Omit every picture, and retype the lines that run from the beginning of the data below through the line containing "import seaborn as sns", inclusive.

################

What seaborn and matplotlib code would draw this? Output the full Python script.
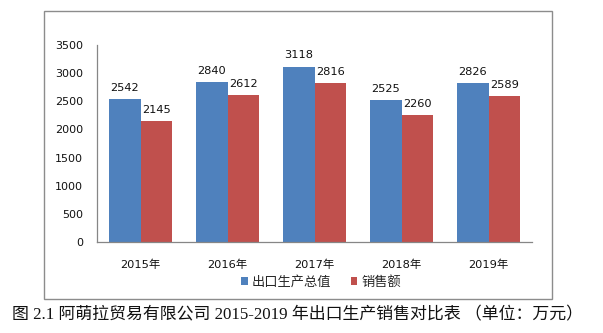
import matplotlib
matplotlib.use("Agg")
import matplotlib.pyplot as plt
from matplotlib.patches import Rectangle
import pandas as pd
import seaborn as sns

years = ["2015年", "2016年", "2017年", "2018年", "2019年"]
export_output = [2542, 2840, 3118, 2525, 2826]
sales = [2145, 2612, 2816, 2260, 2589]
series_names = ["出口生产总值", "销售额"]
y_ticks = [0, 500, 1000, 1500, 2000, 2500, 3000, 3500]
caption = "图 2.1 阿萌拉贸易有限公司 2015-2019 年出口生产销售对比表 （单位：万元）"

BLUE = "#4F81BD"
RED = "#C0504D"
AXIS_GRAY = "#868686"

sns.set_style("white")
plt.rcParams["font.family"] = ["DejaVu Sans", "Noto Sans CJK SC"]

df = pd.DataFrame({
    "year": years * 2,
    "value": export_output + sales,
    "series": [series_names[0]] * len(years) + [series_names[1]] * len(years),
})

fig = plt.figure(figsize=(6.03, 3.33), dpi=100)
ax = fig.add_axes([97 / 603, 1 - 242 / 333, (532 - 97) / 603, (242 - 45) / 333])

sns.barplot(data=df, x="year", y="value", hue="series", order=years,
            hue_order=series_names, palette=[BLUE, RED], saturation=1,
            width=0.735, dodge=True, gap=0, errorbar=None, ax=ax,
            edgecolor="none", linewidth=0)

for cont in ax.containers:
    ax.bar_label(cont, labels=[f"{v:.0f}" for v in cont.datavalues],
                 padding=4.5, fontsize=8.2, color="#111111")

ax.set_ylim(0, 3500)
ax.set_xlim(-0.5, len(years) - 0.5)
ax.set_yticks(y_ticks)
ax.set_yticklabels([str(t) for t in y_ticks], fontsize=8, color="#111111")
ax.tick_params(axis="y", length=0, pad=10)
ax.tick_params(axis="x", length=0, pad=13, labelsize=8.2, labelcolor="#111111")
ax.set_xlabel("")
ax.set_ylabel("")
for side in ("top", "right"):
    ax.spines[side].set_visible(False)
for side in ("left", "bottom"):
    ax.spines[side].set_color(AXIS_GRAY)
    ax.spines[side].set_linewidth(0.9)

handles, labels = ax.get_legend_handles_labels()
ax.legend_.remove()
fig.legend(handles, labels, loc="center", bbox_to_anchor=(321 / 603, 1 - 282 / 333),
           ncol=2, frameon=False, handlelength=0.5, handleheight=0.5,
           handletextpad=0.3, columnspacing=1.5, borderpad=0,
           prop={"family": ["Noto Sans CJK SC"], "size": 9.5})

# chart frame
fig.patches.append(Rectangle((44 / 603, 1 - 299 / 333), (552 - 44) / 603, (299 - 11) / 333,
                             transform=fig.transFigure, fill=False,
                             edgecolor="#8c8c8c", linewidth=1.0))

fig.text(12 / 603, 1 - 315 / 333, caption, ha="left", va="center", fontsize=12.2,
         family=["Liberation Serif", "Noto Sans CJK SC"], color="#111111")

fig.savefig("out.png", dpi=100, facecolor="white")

################

> SOLUTION:
What seaborn and matplotlib code would draw this? Output the full Python script.
import matplotlib
matplotlib.use("Agg")
import matplotlib.pyplot as plt
from matplotlib.patches import Rectangle
import pandas as pd
import seaborn as sns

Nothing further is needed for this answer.